Arkansas makes gun-permit records private under new law
LITTLE ROCK, Arkansas
LITTLE ROCK, Arkansas (Reuters) - Arkansas on Friday became the latest state to exempt from public disclosure the names and zip codes of gun owners, those with permits to carry concealed weapons and applicants for gun permits.
The measure, signed into law by the state's lieutenant governor, came in response to a New York newspaper's decision late last year to publish the names and addresses of thousands of gun permit holders on its website after 26 people were killed in a shooting rampage at an elementary school in Connecticut.
In a rare maneuver allowed under Arkansas law, Lieutenant Governor Mark Darr, a Republican, signed the bill into law while Democratic Governor Mike Beebe was attending a National Governors Association meeting in Washington.
Voters elect the governor and lieutenant governor separately in Arkansas and state law empowers the lieutenant governor to take such an action if the governor is out of state.
"The governor does not condone the signing," spokesman Matt DeCample said. "However, with the unique circumstances surrounding this bill, we do not plan to raise any objections."
Beebe had opposed the bill, but said this week he would allow it to take effect without his signature on Monday.
Darr said that public release of the records threatened the safety and property of permit holders.
"Having been an outspoken advocate for Second Amendment rights, I felt passionately that there should be no delays in signing this bill into law," Darr said in a statement.
The power to act in the governor's absence was used notably in 1993 when the state Senate president pro tem pardoned two convicts and granted clemency to two others. The governor was attending Bill Clinton's presidential inauguration and the lieutenant governor's post was vacant, pending a special election.
About 130,000 Arkansas residents have concealed weapons licenses and the law immediately made their records and those of people applying for licenses private.

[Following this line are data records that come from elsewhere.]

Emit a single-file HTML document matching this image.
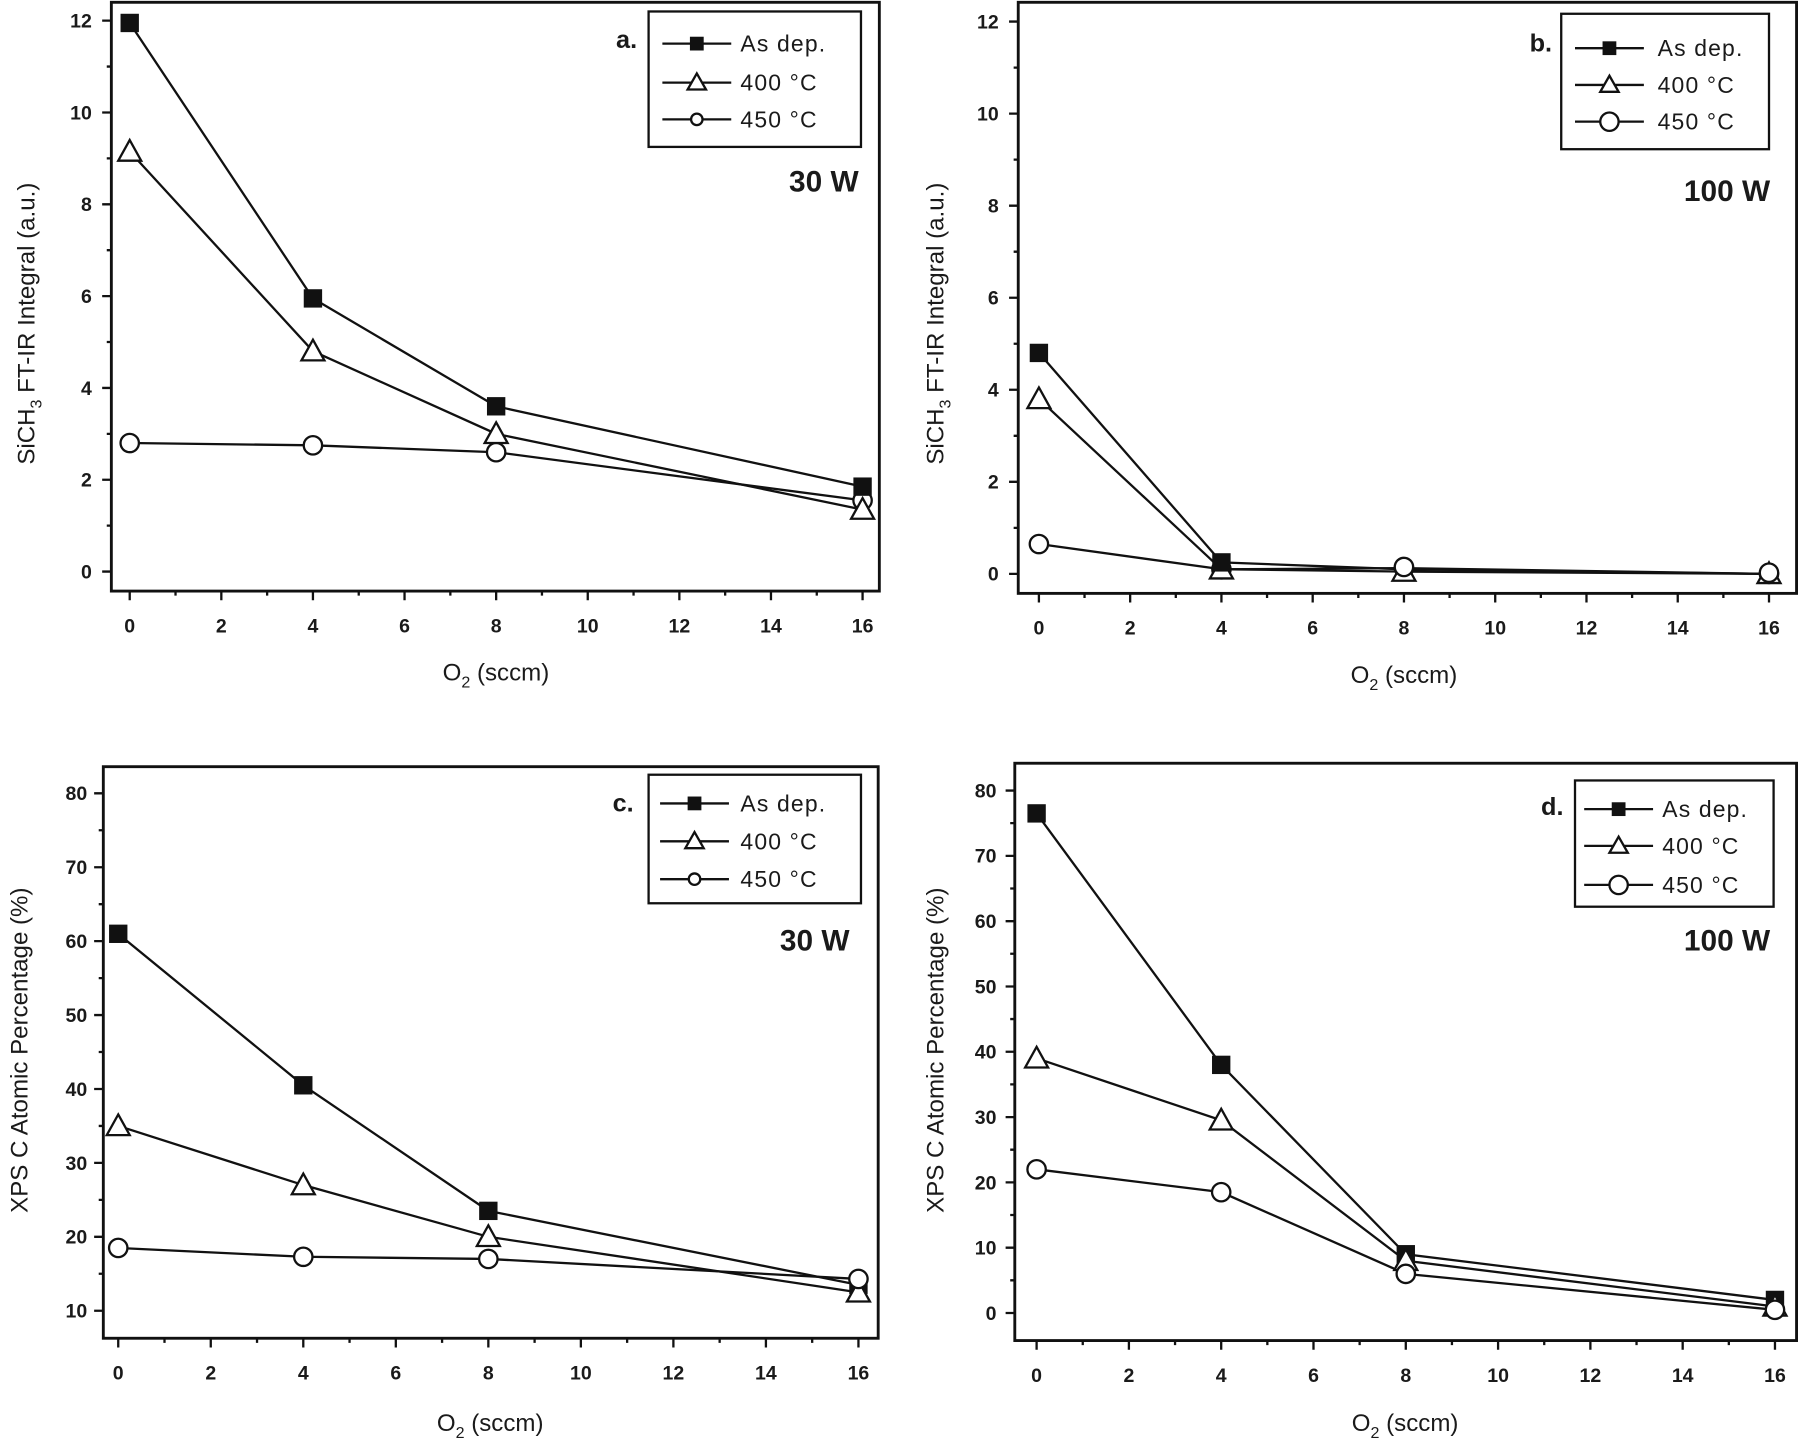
<!DOCTYPE html>
<html><head><meta charset="utf-8"><style>
html,body{margin:0;padding:0;background:#fff;}
svg{display:block;}
text{font-family:"Liberation Sans",sans-serif;fill:#1a1a1a;}
.t{font-size:17px;font-weight:bold;text-anchor:middle;}
.ty{font-size:17px;font-weight:bold;text-anchor:end;}
.ax{font-size:21px;text-anchor:middle;}
.lg{font-size:20px;letter-spacing:1px;}
.pl{font-size:22px;font-weight:bold;text-anchor:end;}
.pw{font-size:26px;font-weight:bold;text-anchor:end;}
</style></head><body>
<svg width="1800" height="1445" viewBox="0 0 1568 1259" preserveAspectRatio="none" xmlns="http://www.w3.org/2000/svg">
<defs>
<rect id="sq" x="-8" y="-8" width="16" height="16" fill="#111"/>
<polygon id="tr" points="0,-10 10,8 -10,8" fill="#fff" stroke="#111" stroke-width="2"/>
<circle id="ci" r="8" fill="#fff" stroke="#111" stroke-width="2"/>
<rect id="sqs" x="-6" y="-6" width="12" height="12" fill="#111"/>
<polygon id="trs" points="0,-8 8,6 -8,6" fill="#fff" stroke="#111" stroke-width="2"/>
<circle id="cis" r="5" fill="#fff" stroke="#111" stroke-width="2"/>
</defs>
<g fill="none" stroke="#111" stroke-width="2">
<rect x="97" y="2" width="669" height="513" stroke-width="2.5"/>
<rect x="887" y="2" width="678" height="515" stroke-width="2.5"/>
<rect x="90" y="668" width="675" height="498" stroke-width="2.5"/>
<rect x="884" y="665" width="681" height="503" stroke-width="2.5"/>
<path d="M113 515v8M192.8 515v8M272.6 515v8M352.4 515v8M432.2 515v8M512 515v8M591.8 515v8M671.6 515v8M751.4 515v8M152.9 515v4M232.7 515v4M312.5 515v4M392.3 515v4M472.1 515v4M551.9 515v4M631.7 515v4M711.5 515v4
M97 498h-8M97 418h-8M97 338h-8M97 258h-8M97 178h-8M97 98h-8M97 18h-8M97 458h-4M97 378h-4M97 298h-4M97 218h-4M97 138h-4M97 58h-4"/>
<path d="M905 517v8M984.5 517v8M1064 517v8M1143.5 517v8M1223 517v8M1302.5 517v8M1382 517v8M1461.5 517v8M1541 517v8M944.75 517v4M1024.25 517v4M1103.75 517v4M1183.25 517v4M1262.75 517v4M1342.25 517v4M1421.75 517v4M1501.25 517v4
M887 500h-8M887 419.8h-8M887 339.6h-8M887 259.4h-8M887 179.2h-8M887 99h-8M887 18.8h-8M887 459.9h-4M887 379.7h-4M887 299.5h-4M887 219.3h-4M887 139.1h-4M887 58.9h-4"/>
<path d="M103 1166v8M183.6 1166v8M264.2 1166v8M344.8 1166v8M425.4 1166v8M506 1166v8M586.6 1166v8M667.2 1166v8M747.8 1166v8M143.3 1166v4M223.9 1166v4M304.5 1166v4M385.1 1166v4M465.7 1166v4M546.3 1166v4M626.9 1166v4M707.5 1166v4
M90 1142h-8M90 1077.6h-8M90 1013.2h-8M90 948.8h-8M90 884.4h-8M90 820h-8M90 755.6h-8M90 691.2h-8M90 1109.8h-4M90 1045.4h-4M90 981h-4M90 916.6h-4M90 852.2h-4M90 787.8h-4M90 723.4h-4"/>
<path d="M903 1168v8M983.4 1168v8M1063.8 1168v8M1144.2 1168v8M1224.6 1168v8M1305 1168v8M1385.4 1168v8M1465.8 1168v8M1546.2 1168v8M943.2 1168v4M1023.6 1168v4M1104 1168v4M1184.4 1168v4M1264.8 1168v4M1345.2 1168v4M1425.6 1168v4M1506 1168v4
M884 1144h-8M884 1087.1h-8M884 1030.2h-8M884 973.3h-8M884 916.4h-8M884 859.5h-8M884 802.6h-8M884 745.7h-8M884 688.8h-8M884 1115.5h-4M884 1058.6h-4M884 1001.7h-4M884 944.8h-4M884 887.9h-4M884 831h-4M884 774.1h-4M884 717.2h-4"/>
<rect x="565" y="10" width="185" height="118"/>
<rect x="1360" y="12" width="181" height="118"/>
<rect x="565" y="675" width="185" height="112"/>
<rect x="1372" y="680" width="173" height="110"/>
<path d="M577 38h60M577 72h60M577 104h60M1372 42h60M1372 74h60M1372 106h60M575 700h60M575 733h60M575 766h60M1380 705h60M1380 737h60M1380 771h60"/>
<polyline points="113,20 272.6,260 432.2,354 751.4,424"/>
<polyline points="113,132 272.6,306 432.2,378 751.4,444"/>
<polyline points="113,386 272.6,388 432.2,394 751.4,436"/>
<polyline points="905,307.5 1064,490 1223,496 1541,500"/>
<polyline points="905,347.6 1064,496 1223,498 1541,500"/>
<polyline points="905,474 1064,496 1223,495 1541,500"/>
<polyline points="103,813.6 264.2,945.6 425.4,1055 747.8,1119.5"/>
<polyline points="103,981 264.2,1032.5 425.4,1077.6 747.8,1126"/>
<polyline points="103,1087.3 264.2,1095 425.4,1096.9 747.8,1114.3"/>
<polyline points="903,708.7 1063.8,927.8 1224.6,1092.8 1546.2,1132.6"/>
<polyline points="903,922.1 1063.8,976.1 1224.6,1098.5 1546.2,1138.3"/>
<polyline points="903,1018.8 1063.8,1038.7 1224.6,1109.9 1546.2,1141.2"/>
</g>
<use href="#ci" x="113" y="386"/><use href="#ci" x="272.6" y="388"/><use href="#ci" x="432.2" y="394"/><use href="#ci" x="751.4" y="436"/>
<use href="#tr" x="113" y="132"/><use href="#tr" x="272.6" y="306"/><use href="#tr" x="432.2" y="378"/><use href="#tr" x="751.4" y="444"/>
<use href="#sq" x="113" y="20"/><use href="#sq" x="272.6" y="260"/><use href="#sq" x="432.2" y="354"/><use href="#sq" x="751.4" y="424"/>
<use href="#ci" x="905" y="474"/><use href="#ci" x="1064" y="496"/><use href="#ci" x="1223" y="495"/><use href="#ci" x="1541" y="500"/>
<use href="#tr" x="905" y="347.6"/><use href="#tr" x="1064" y="496"/><use href="#tr" x="1223" y="498"/><use href="#tr" x="1541" y="500"/>
<use href="#sq" x="905" y="307.5"/><use href="#sq" x="1064" y="490"/>
<use href="#ci" x="1223" y="494"/><use href="#ci" x="1541" y="499"/>
<use href="#sq" x="103" y="813.6"/><use href="#sq" x="264.2" y="945.6"/><use href="#sq" x="425.4" y="1055"/><use href="#sq" x="747.8" y="1119.5"/>
<use href="#tr" x="103" y="981"/><use href="#tr" x="264.2" y="1032.5"/><use href="#tr" x="425.4" y="1077.6"/><use href="#tr" x="747.8" y="1126"/>
<use href="#ci" x="103" y="1087.3"/><use href="#ci" x="264.2" y="1095"/><use href="#ci" x="425.4" y="1096.9"/><use href="#ci" x="747.8" y="1114.3"/>
<use href="#sq" x="903" y="708.7"/><use href="#sq" x="1063.8" y="927.8"/><use href="#sq" x="1224.6" y="1092.8"/><use href="#sq" x="1546.2" y="1132.6"/>
<use href="#tr" x="903" y="922.1"/><use href="#tr" x="1063.8" y="976.1"/><use href="#tr" x="1224.6" y="1098.5"/><use href="#tr" x="1546.2" y="1138.3"/>
<use href="#ci" x="903" y="1018.8"/><use href="#ci" x="1063.8" y="1038.7"/><use href="#ci" x="1224.6" y="1109.9"/><use href="#ci" x="1546.2" y="1141.2"/>
<use href="#sqs" x="607" y="38"/><use href="#trs" x="607" y="72"/><use href="#cis" x="607" y="104"/>
<use href="#sqs" x="1402" y="42"/><use href="#trs" x="1402" y="74"/><use href="#ci" x="1402" y="106"/>
<use href="#sqs" x="605" y="700"/><use href="#trs" x="605" y="733"/><use href="#cis" x="605" y="766"/>
<use href="#sqs" x="1410" y="705"/><use href="#trs" x="1410" y="737"/><use href="#ci" x="1410" y="771"/>
<text class="lg" x="645" y="45">As dep.</text><text class="lg" x="645" y="79">400 °C</text><text class="lg" x="645" y="111">450 °C</text>
<text class="lg" x="1444" y="49">As dep.</text><text class="lg" x="1444" y="81">400 °C</text><text class="lg" x="1444" y="113">450 °C</text>
<text class="lg" x="645" y="707">As dep.</text><text class="lg" x="645" y="740">400 °C</text><text class="lg" x="645" y="773">450 °C</text>
<text class="lg" x="1448" y="712">As dep.</text><text class="lg" x="1448" y="744">400 °C</text><text class="lg" x="1448" y="778">450 °C</text>
<text class="pl" x="555" y="42">a.</text><text class="pw" x="748" y="167">30 W</text>
<text class="pl" x="1352" y="45">b.</text><text class="pw" x="1542" y="175">100 W</text>
<text class="pl" x="552" y="707">c.</text><text class="pw" x="740" y="828">30 W</text>
<text class="pl" x="1362" y="710">d.</text><text class="pw" x="1542" y="828">100 W</text>
<text class="t" x="113" y="551">0</text><text class="t" x="192.8" y="551">2</text><text class="t" x="272.6" y="551">4</text><text class="t" x="352.4" y="551">6</text><text class="t" x="432.2" y="551">8</text><text class="t" x="512" y="551">10</text><text class="t" x="591.8" y="551">12</text><text class="t" x="671.6" y="551">14</text><text class="t" x="751.4" y="551">16</text>
<text class="t" x="905" y="553">0</text><text class="t" x="984.5" y="553">2</text><text class="t" x="1064" y="553">4</text><text class="t" x="1143.5" y="553">6</text><text class="t" x="1223" y="553">8</text><text class="t" x="1302.5" y="553">10</text><text class="t" x="1382" y="553">12</text><text class="t" x="1461.5" y="553">14</text><text class="t" x="1541" y="553">16</text>
<text class="t" x="103" y="1202">0</text><text class="t" x="183.6" y="1202">2</text><text class="t" x="264.2" y="1202">4</text><text class="t" x="344.8" y="1202">6</text><text class="t" x="425.4" y="1202">8</text><text class="t" x="506" y="1202">10</text><text class="t" x="586.6" y="1202">12</text><text class="t" x="667.2" y="1202">14</text><text class="t" x="747.8" y="1202">16</text>
<text class="t" x="903" y="1204">0</text><text class="t" x="983.4" y="1204">2</text><text class="t" x="1063.8" y="1204">4</text><text class="t" x="1144.2" y="1204">6</text><text class="t" x="1224.6" y="1204">8</text><text class="t" x="1305" y="1204">10</text><text class="t" x="1385.4" y="1204">12</text><text class="t" x="1465.8" y="1204">14</text><text class="t" x="1546.2" y="1204">16</text>
<text class="ty" x="80" y="504">0</text><text class="ty" x="80" y="424">2</text><text class="ty" x="80" y="344">4</text><text class="ty" x="80" y="264">6</text><text class="ty" x="80" y="184">8</text><text class="ty" x="80" y="104">10</text><text class="ty" x="80" y="24">12</text>
<text class="ty" x="870" y="506">0</text><text class="ty" x="870" y="425.8">2</text><text class="ty" x="870" y="345.6">4</text><text class="ty" x="870" y="265.4">6</text><text class="ty" x="870" y="185.2">8</text><text class="ty" x="870" y="105">10</text><text class="ty" x="870" y="24.8">12</text>
<text class="ty" x="76" y="1148">10</text><text class="ty" x="76" y="1083.6">20</text><text class="ty" x="76" y="1019.2">30</text><text class="ty" x="76" y="954.8">40</text><text class="ty" x="76" y="890.4">50</text><text class="ty" x="76" y="826">60</text><text class="ty" x="76" y="761.6">70</text><text class="ty" x="76" y="697.2">80</text>
<text class="ty" x="868" y="1150">0</text><text class="ty" x="868" y="1093.1">10</text><text class="ty" x="868" y="1036.2">20</text><text class="ty" x="868" y="979.3">30</text><text class="ty" x="868" y="922.4">40</text><text class="ty" x="868" y="865.5">50</text><text class="ty" x="868" y="808.6">60</text><text class="ty" x="868" y="751.7">70</text><text class="ty" x="868" y="694.8">80</text>
<text class="ax" x="432" y="593">O<tspan font-size="14" dy="6">2</tspan><tspan dy="-6"> (sccm)</tspan></text>
<text class="ax" x="1223" y="595">O<tspan font-size="14" dy="6">2</tspan><tspan dy="-6"> (sccm)</tspan></text>
<text class="ax" x="427" y="1247">O<tspan font-size="14" dy="6">2</tspan><tspan dy="-6"> (sccm)</tspan></text>
<text class="ax" x="1224" y="1247">O<tspan font-size="14" dy="6">2</tspan><tspan dy="-6"> (sccm)</tspan></text>
<text class="ax" transform="translate(30,282) rotate(-90)">SiCH<tspan font-size="14" dy="6">3</tspan><tspan dy="-6"> FT-IR Integral (a.u.)</tspan></text>
<text class="ax" transform="translate(822,282) rotate(-90)">SiCH<tspan font-size="14" dy="6">3</tspan><tspan dy="-6"> FT-IR Integral (a.u.)</tspan></text>
<text class="ax" transform="translate(24,915) rotate(-90)">XPS C Atomic Percentage (%)</text>
<text class="ax" transform="translate(822,915) rotate(-90)">XPS C Atomic Percentage (%)</text>
</svg>
</body></html>
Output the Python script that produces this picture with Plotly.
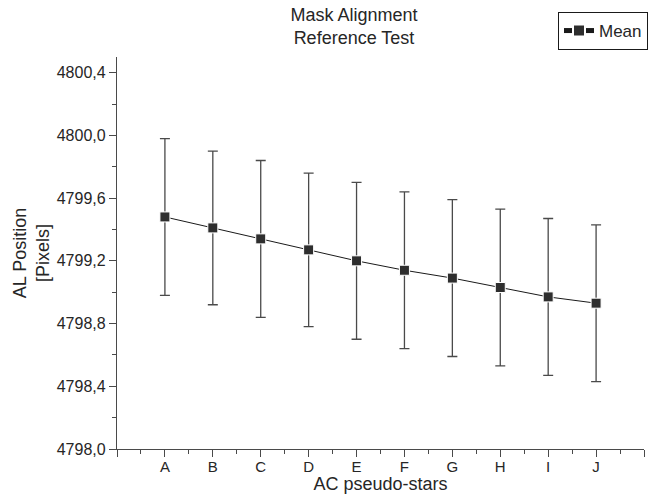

The Arkansas Press Association and other media groups opposed the new state law.
The Journal News, which serves suburbs north of New York City in Westchester and Rockland counties, pulled the gun permit information from its website in January after New York approved restrictions similar to Arkansas' along with expanded gun-control measures.
Kansas, Oregon, South Carolina and Kentucky also have similar laws, according to the National Conference of State Legislatures.
Nicholas Stehle, a board member at the Arkansas Carry gun rights advocacy group that supported the measure, praised Darr's signing of the bill.
"People who are doing nothing more than exercising their constitutional rights shouldn't have to worry about their personal information being accessed or appearing on a list visible to everyone, including people who might mean them harm," Stehle said.